# Gas Station Dio



## ltfalcon

This is completely scratch built from sheet styrene and plywood except for the house.


































































Thanks for looking!


----------



## iamweasel

At first glance a couple of those looked almost real....well done! :thumbsup:


----------



## mcdougall

Very cool...Great job on this Dio:thumbsup:
Mcdee


----------



## bob8748

That is amazing!!! Where did you get the bicycle? I love the rust bucket!


----------



## D&D Race

I love it :thumbsup: :thumbsup:


----------



## CJTORINO

great diorama! Love the 1/64 scale cars.
a quick question;

Who Makes The Blue Ford F-series TallBoy?


----------



## ltfalcon

bob8748 said:


> That is amazing!!! Where did you get the bicycle?

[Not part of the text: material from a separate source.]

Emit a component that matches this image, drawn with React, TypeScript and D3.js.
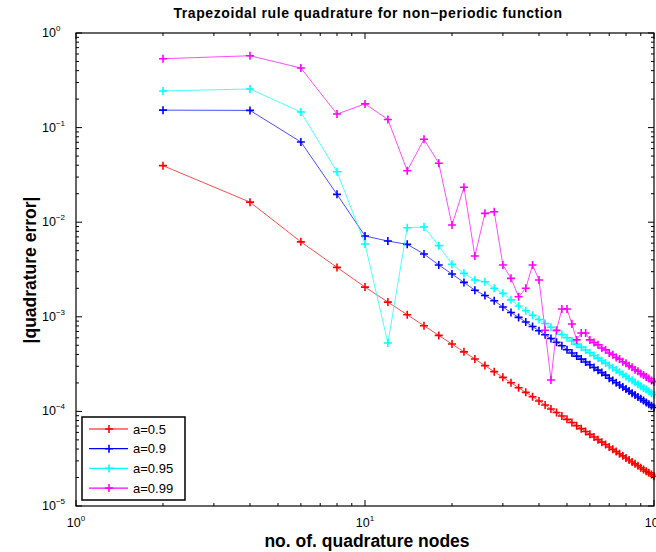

I love the rust bucket!


Thanks, the bicycle was removed from the hot wheels Popcycle.


----------



## ltfalcon

CJTORINO said:


> great diorama! Love the 1/64 scale cars.
> a quick question;
> 
> Who Makes The Blue Ford F-series TallBoy?


Thanks everyone for the great comments.
The F100 is a customized Hot Wheels truck lifted and weathered.


----------



## SJF

Shooting the pictures in the daylight like that really makes it come to life. 

Very nice job! :thumbsup:

Sean


----------



## gunn

lt. love this dio..did you finally bring it back out?
i hated to hear you put it away last year.


----------



## ltfalcon

gunn said:


> lt. love this dio..did you finally bring it back out?
> i hated to hear you put it away last year.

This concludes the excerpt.